La ou plutôt les lampes produites au terme du processus permettent de récupérer 70% des composantes originales. «Je n’ai pas voulu me limiter aux pièces d’origine, dit le chercheur. J’ai plutôt choisi de faire cohabiter le nouveau et l’ancien.»
C’est à partir d’un lot de lampes «collège» que Maurice Cloutier a conduit son projet. Cette notion de «lot» est importante pour le chercheur puisqu’elle s’inscrit dans une logique productive. «Avec le lot, on a l’idée d’une matière à transformer», dit-il.
Le premier modèle créé dans le cadre du projet de recherche est articulé et permet d’orienter la source lumineuse, ce que la lampe traditionnelle ne fait pas. «Pour qu’il y ait design, il faut qu’il y ait amélioration», observe le professeur. Mais la fabrication d’une lampe articulée nécessitant les pièces de deux lampes d’origine, Maurice Cloutier a eu l’idée de créer un second modèle, fixe, à partir des composantes restantes.
En maximisant l’utilisation de pièces usagées – certaines non modifiées et d’autres transformées – et en les combinant à de nouvelles composantes fabriquées à l’atelier multitechnique de l’École de design, il est ainsi parvenu à donner de nouvelles caractéristiques formelles et techniques aux lampes d’origine.
«On obtient un luminaire d’aussi bonne qualité qu’un neuf et qui répond aux normes d’une institution comme l’UQAM», affirme le chercheur. Les deux modèles ont reçu l’approbation de l’Association canadienne de normalisation (CSA Group). Vendue 100$ chacune, la lampe peut ainsi être réintroduite au sein de la communauté de l’UQAM. Déjà plus de la moitié des 30 exemplaires sont vendus, dont un à Michel Jébrak!

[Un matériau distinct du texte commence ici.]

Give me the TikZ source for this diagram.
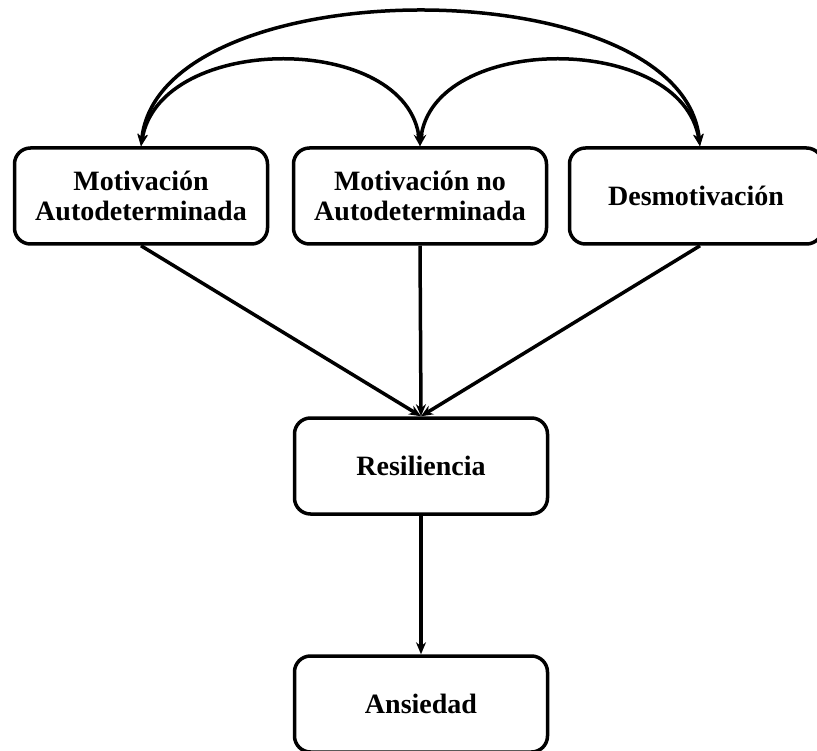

«Les couleurs jaune et vert n’ont pas été choisies au hasard, précise Maurice Cloutier. On a utilisé les surplus de peinture de l’émailleur pour privilégier une économie de moyens cohérente avec l’ensemble de la démarche. En plus, comme nous avons travaillé avec l’école-entreprise Formétal, le projet a contribué à la formation de jeunes inscrits à un programme d’insertion sociale et professionnelle.»
Économie circulaire
Au-delà de ce projet particulier, le professeur voit dans cette démarche la recherche d’un nouveau modèle de production et d’acquisition de biens. Un nouveau projet de recherche est d’ailleurs mené au Laboratoire Design+Proximité en vue d’actualiser des éléments de mobilier de la Commission scolaire de Montréal. «Au lieu d’acheter des fauteuils ou des pupitres par catalogue, pourquoi ne pas réactualiser certains de ces éléments par une démarche de design tout en donnant du travail à un atelier d’ébénisterie local, favorisant ainsi une économie circulaire de proximité?», demande le chercheur.

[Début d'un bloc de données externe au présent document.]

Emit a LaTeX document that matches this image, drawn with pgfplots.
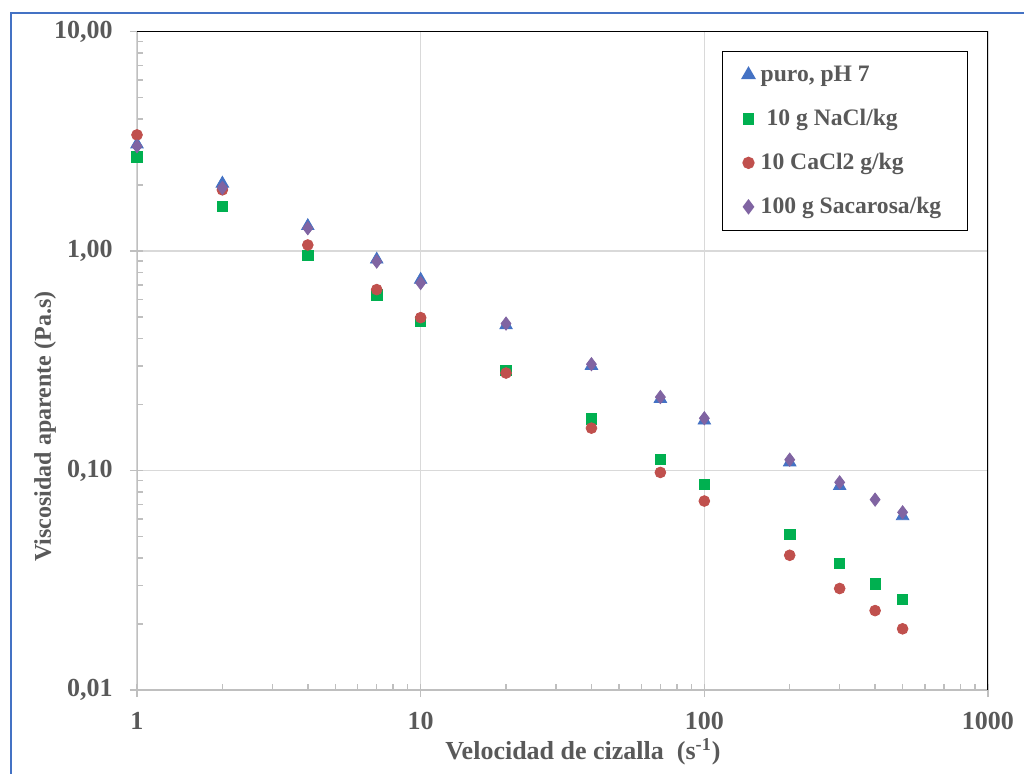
\documentclass[border=0pt]{standalone}
\usepackage{fontspec}
\setmainfont{Liberation Serif}
\usepackage{pgfplots}
\pgfplotsset{compat=1.18}
\definecolor{txt}{HTML}{595959}
\definecolor{frameblue}{HTML}{4472C4}
\definecolor{gridc}{HTML}{D9D9D9}
\definecolor{axc}{HTML}{BFBFBF}
\definecolor{cblue}{HTML}{4472C4}
\definecolor{cgreen}{HTML}{00B050}
\definecolor{cred}{HTML}{C0504D}
\definecolor{cpurple}{HTML}{8064A2}
\newcommand\tl[1]{\mbox{\fontsize{13}{15}\selectfont\bfseries\color{txt}#1}}
\begin{document}
\begin{tikzpicture}
\useasboundingbox (0,0) rectangle (512pt,-387pt);
\draw[frameblue, line width=1pt] (5.25pt,-400pt) -- (5.25pt,-6.5pt) -- (520pt,-6.5pt);
\begin{axis}[
  at={(68.5pt,-345pt)}, anchor=south west,
  scale only axis, width=425.5pt, height=329.25pt,
  xmode=log, ymode=log,
  xmin=1, xmax=1000, ymin=0.01, ymax=10,
  xtick={1,10,100,1000}, xticklabels={\tl{1},\tl{10},\tl{100},\tl{1000}},
  ytick={0.01,0.1,1,10}, yticklabels={\tl{0,01},\tl{0,10},\tl{1,00},\tl{10,00}},
  xtick pos=left, ytick pos=left,
  tick align=inside,
  major tick length=6.5pt, minor tick length=3pt,
  major x tick style={yshift=-3.5pt},
  major y tick style={xshift=-3.5pt},
  tick style={axc, line width=0.75pt},
  grid=major,
  major grid style={gridc, line width=0.75pt},
  axis line style={draw=none},
  xticklabel style={anchor=center, yshift=-15.5pt},
  yticklabel style={anchor=east, inner sep=0pt, xshift=-12pt},
  xlabel={Velocidad de cizalla\ \ (s\textsuperscript{-1})},
  ylabel={Viscosidad aparente (Pa.s)},
  xlabel style={font=\fontsize{13}{15}\selectfont\bfseries, text=txt, at={(axis description cs:0.524,0)}, anchor=center, yshift=-31pt},
  ylabel style={font=\fontsize{12}{14}\selectfont\bfseries, text=txt, at={(axis description cs:0,0.40)}, anchor=center, yshift=46pt},
  legend style={at={(0.9765,0.971)}, anchor=north east, draw=black, line width=0.75pt,
    fill=white, font=\fontsize{11.8}{14}\selectfont\bfseries, text=txt,
    inner xsep=10pt, inner ysep=6pt, row sep=10.5pt,
    nodes={inner xsep=3pt, inner ysep=0pt, text height=9pt, text depth=2.5pt}},
  legend cell align=left,
  legend image code/.code={\draw[#1] plot coordinates {(0pt,0pt)};},
]
\addplot[only marks, mark=triangle*, mark size=3.6pt, color=cblue] coordinates {
(1,3.06)(2,2.03)(4,1.30)(7,0.915)(10,0.74)(20,0.459)(40,0.30)(70,0.212)(100,0.169)(200,0.109)(300,0.085)(500,0.062)};
\addlegendentry{puro, pH 7}
\addplot[only marks, mark=square*, mark size=2.6pt, color=cgreen] coordinates {
(1,2.68)(2,1.60)(4,0.953)(7,0.63)(10,0.477)(20,0.286)(40,0.172)(70,0.1125)(100,0.0862)(200,0.051)(300,0.0378)(400,0.0305)(500,0.0259)};
\addlegendentry{\ 10 g NaCl/kg}
\addplot[only marks, mark=*, mark size=2.7pt, color=cred] coordinates {
(1,3.38)(2,1.90)(4,1.065)(7,0.667)(10,0.497)(20,0.278)(40,0.156)(70,0.098)(100,0.0726)(200,0.0411)(300,0.029)(400,0.023)(500,0.019)};
\addlegendentry{10 CaCl2 g/kg}
\addplot[only marks, mark=diamond*, mark size=3.3pt, color=cpurple] coordinates {
(1,3.0)(2,1.94)(4,1.27)(7,0.895)(10,0.715)(20,0.467)(40,0.305)(70,0.216)(100,0.173)(200,0.112)(300,0.0883)(400,0.0737)(500,0.0645)};
\addlegendentry{100 g Sacarosa/kg}
\draw[axc, line width=0.75pt] (rel axis cs:0,1) -- (rel axis cs:0,0) -- (rel axis cs:1,0);
\draw[black, line width=1pt] (rel axis cs:0,1) -- (rel axis cs:1,1) -- (rel axis cs:1,0);
\end{axis}
\end{tikzpicture}
\end{document}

Les projets du Laboratoire veulent démontrer la viabilité à la fois environnementale, sociale, économique et culturelle d’une approche de revalorisation par le design. «Les universités, les commissions scolaires, les institutions publiques et les grandes entreprises regorgent de produits partiellement désuets ou en fin de vie qui pourraient être réintroduits dans un nouveau cycle d’usage à long terme grâce à une telle démarche, souligne Maurice Cloutier. Pour les designers, il s’agit d’une pratique qu’ils peuvent très bien s’approprier.»
Le projet «Concevoir et fabriquer avec l’existant» est exposé dans le hall du pavillon de Design jusqu’au 30 octobre.